## DATA SEGMENT
____

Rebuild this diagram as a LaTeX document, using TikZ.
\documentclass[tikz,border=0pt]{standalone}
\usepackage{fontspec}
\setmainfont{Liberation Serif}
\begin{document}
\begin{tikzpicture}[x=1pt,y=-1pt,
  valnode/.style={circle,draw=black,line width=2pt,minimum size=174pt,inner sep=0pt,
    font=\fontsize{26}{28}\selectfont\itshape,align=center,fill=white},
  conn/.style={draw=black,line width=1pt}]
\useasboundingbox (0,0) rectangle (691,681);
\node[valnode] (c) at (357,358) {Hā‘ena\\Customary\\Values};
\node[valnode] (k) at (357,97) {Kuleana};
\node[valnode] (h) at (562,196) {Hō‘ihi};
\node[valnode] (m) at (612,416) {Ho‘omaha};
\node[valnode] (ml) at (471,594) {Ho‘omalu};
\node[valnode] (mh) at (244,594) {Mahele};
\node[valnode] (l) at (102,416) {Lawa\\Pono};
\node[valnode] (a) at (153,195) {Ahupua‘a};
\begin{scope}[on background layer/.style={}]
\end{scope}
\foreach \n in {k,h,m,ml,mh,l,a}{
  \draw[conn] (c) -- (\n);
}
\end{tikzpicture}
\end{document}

____

## DIRECTIONS
Transcribe the full listing above without leaving anything out.

## ANSWER TO THIS PROBLEM
Rebuild this diagram as a LaTeX document, using TikZ.
\documentclass[tikz,border=0pt]{standalone}
\usepackage{fontspec}
\setmainfont{Liberation Serif}
\begin{document}
\begin{tikzpicture}[x=1pt,y=-1pt,
  valnode/.style={circle,draw=black,line width=2pt,minimum size=174pt,inner sep=0pt,
    font=\fontsize{26}{28}\selectfont\itshape,align=center,fill=white},
  conn/.style={draw=black,line width=1pt}]
\useasboundingbox (0,0) rectangle (691,681);
\node[valnode] (c) at (357,358) {Hā‘ena\\Customary\\Values};
\node[valnode] (k) at (357,97) {Kuleana};
\node[valnode] (h) at (562,196) {Hō‘ihi};
\node[valnode] (m) at (612,416) {Ho‘omaha};
\node[valnode] (ml) at (471,594) {Ho‘omalu};
\node[valnode] (mh) at (244,594) {Mahele};
\node[valnode] (l) at (102,416) {Lawa\\Pono};
\node[valnode] (a) at (153,195) {Ahupua‘a};
\begin{scope}[on background layer/.style={}]
\end{scope}
\foreach \n in {k,h,m,ml,mh,l,a}{
  \draw[conn] (c) -- (\n);
}
\end{tikzpicture}
\end{document}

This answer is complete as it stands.